Reading in very, very large NDJSON

Question

I have a 33GB NDJSON file I need to read into a data.table in R. It's gzipped into a 2GB file, ideally I would like to keep it compressed.

The structure isn't so important except that (when imported via jsonlite::stream_in), the data I need are in only a few simple columns.
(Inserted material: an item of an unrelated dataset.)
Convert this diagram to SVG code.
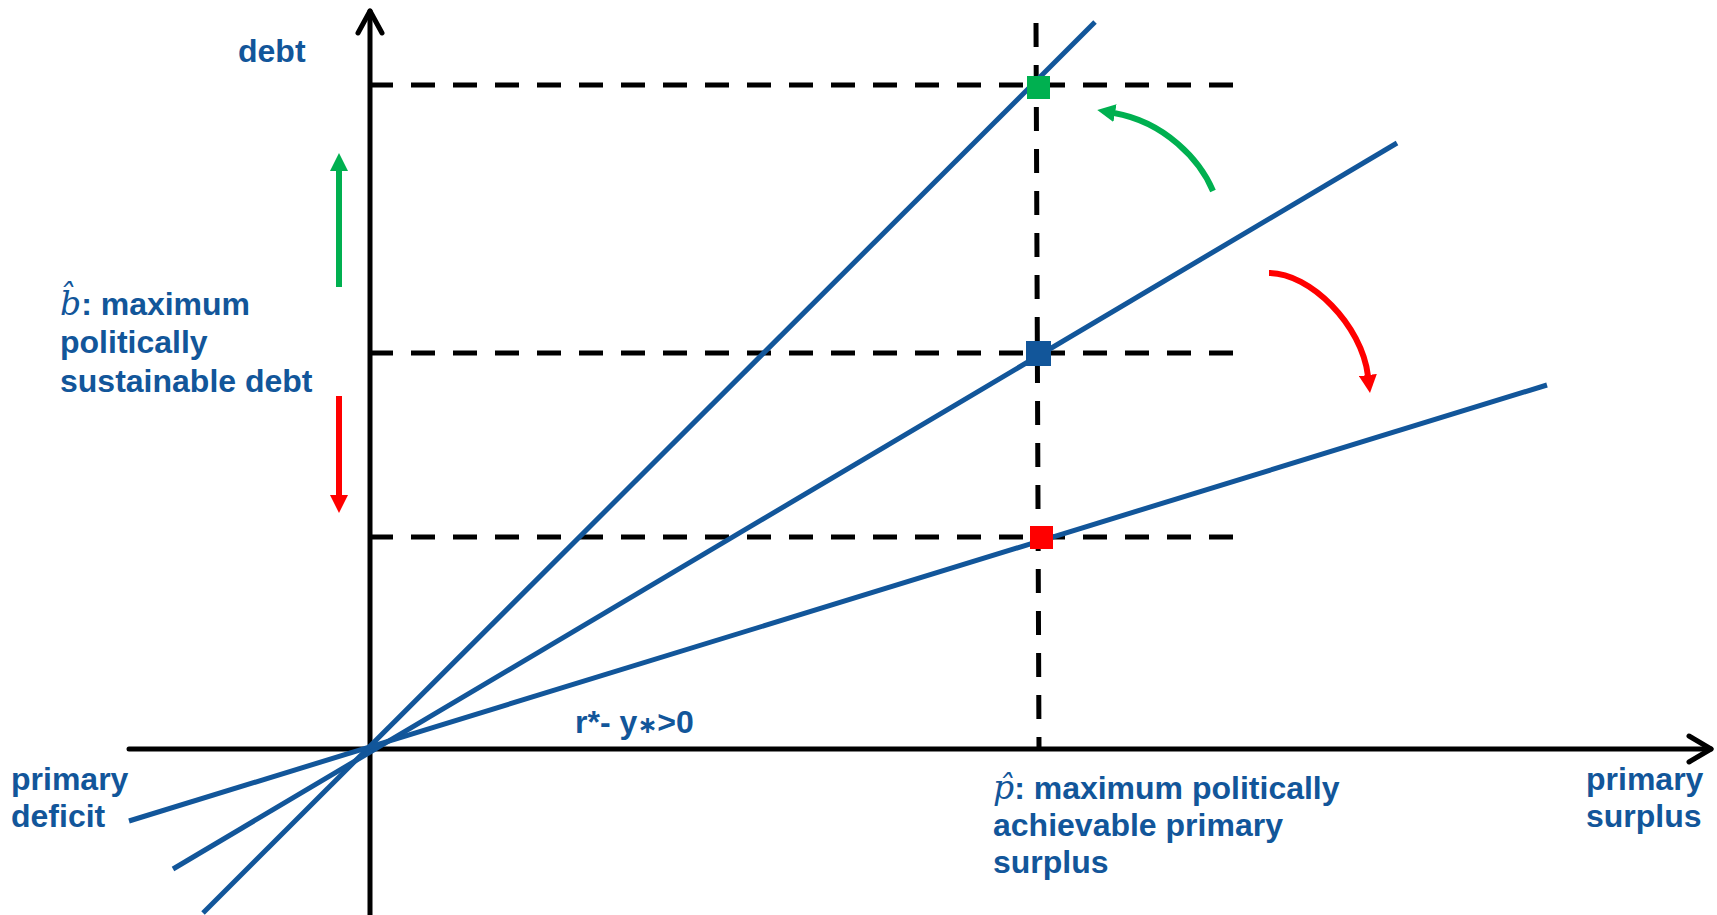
<svg xmlns="http://www.w3.org/2000/svg" width="1717" height="915" viewBox="0 0 1717 915">
<style>
.axis{stroke:#000;stroke-width:5;fill:none;stroke-linecap:round;stroke-linejoin:round}
.dash{stroke:#000;stroke-width:5;fill:none;stroke-dasharray:24 18}
.curve{stroke:#12569A;stroke-width:5;fill:none}
.lbl{font-family:"Liberation Sans",Arial,sans-serif;font-weight:bold;font-size:32px;fill:#12569A}
.math{font-family:"DejaVu Serif","Liberation Serif",serif;font-style:italic;font-weight:normal;font-size:33px}
.ast{font-family:"DejaVu Sans",sans-serif;font-size:24px}
.g{stroke:#00B050;stroke-width:6;fill:none}
.r{stroke:#FF0000;stroke-width:6;fill:none}
</style>
<defs>
<marker id="hg" markerUnits="userSpaceOnUse" markerWidth="18" markerHeight="18" refX="1" refY="9" orient="auto"><path d="M0,0 L18,9 L0,18 Z" fill="#00B050"/></marker>
<marker id="hr" markerUnits="userSpaceOnUse" markerWidth="18" markerHeight="18" refX="1" refY="9" orient="auto"><path d="M0,0 L18,9 L0,18 Z" fill="#FF0000"/></marker>
</defs>
<rect width="1717" height="915" fill="#fff"/>
<g id="connectors">
<g id="axes">
<path class="axis" d="M370,915 L370,11"/>
<path class="axis" d="M358,33 L370,11 L382,33"/>
<path class="axis" d="M129,749 L1711,749"/>
<path class="axis" d="M1689,736 L1711,749 L1689,762"/>
</g>
<g id="guides">
<path class="dash" d="M369,85 L1234,85"/>
<path class="dash" d="M369,353 L1234,353"/>
<path class="dash" d="M369,537 L1234,537"/>
<path class="dash" d="M1036,23 L1039,749"/>
</g>
<g id="rays">
<path class="curve" d="M203,913 L1095,22"/>
<path class="curve" d="M173,869 L1397,143"/>
<path class="curve" d="M129,821 L1547,385"/>
</g>
<g id="shift-arrows">
<path class="g" d="M339,287 L339,170" marker-end="url(#hg)"/>
<path class="r" d="M339,396 L339,496" marker-end="url(#hr)"/>
<path class="g" d="M1213,191 C1200,160 1165,122 1114,113" marker-end="url(#hg)"/>
<path class="r" d="M1269,273 C1310,273 1362,325 1368,376" marker-end="url(#hr)"/>
</g>
</g>
<g id="point-high"><rect x="1027" y="76" width="23" height="23" fill="#00B050"/></g>
<g id="point-mid"><rect x="1026" y="341" width="25" height="25" fill="#12569A"/></g>
<g id="point-low"><rect x="1030" y="526" width="23" height="23" fill="#FF0000"/></g>
<g id="label-debt"><text class="lbl" x="238" y="62">debt</text></g>
<g id="label-bhat"><text class="lbl"><tspan x="60" y="315"><tspan class="math">b̂</tspan>: maximum</tspan><tspan x="60" y="353">politically</tspan><tspan x="60" y="392">sustainable debt</tspan></text></g>
<g id="label-deficit"><text class="lbl"><tspan x="11" y="790">primary</tspan><tspan x="11" y="827">deficit</tspan></text></g>
<g id="label-surplus"><text class="lbl"><tspan x="1586" y="790">primary</tspan><tspan x="1586" y="827">surplus</tspan></text></g>
<g id="label-phat"><text class="lbl"><tspan x="993" y="799"><tspan class="math">p̂</tspan>: maximum politically</tspan><tspan x="993" y="836">achievable primary</tspan><tspan x="993" y="873">surplus</tspan></text></g>
<g id="label-r"><text class="lbl" x="575" y="733">r*- y<tspan class="ast">∗</tspan>&gt;0</text></g>
</svg>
The vast majority of the weight of the data is held in lists within three columns I want to discard as soon as possible.

My two challenges are: how can I parallelize the read-in, and how can I limit memory usage (right now my worker on this file is using 175GB memory)?

What I'm doing now:

dt.x <- data.table(flatten(stream_in(gzfile("source.gz"))[, -c(5:7)]))

Ideas:

Maybe there is some way to ignore a portion of the NDJSON during stream_in?

Could I parse the gzfile connection, eg with regex, before it goes to stream_in, to remove the excess data?

Can I do something like readLines on the gzfile connection to read the data 1 million lines per worker?

EDIT: If at all possible, my goal is to make this portable to other users and keep it entirely within R.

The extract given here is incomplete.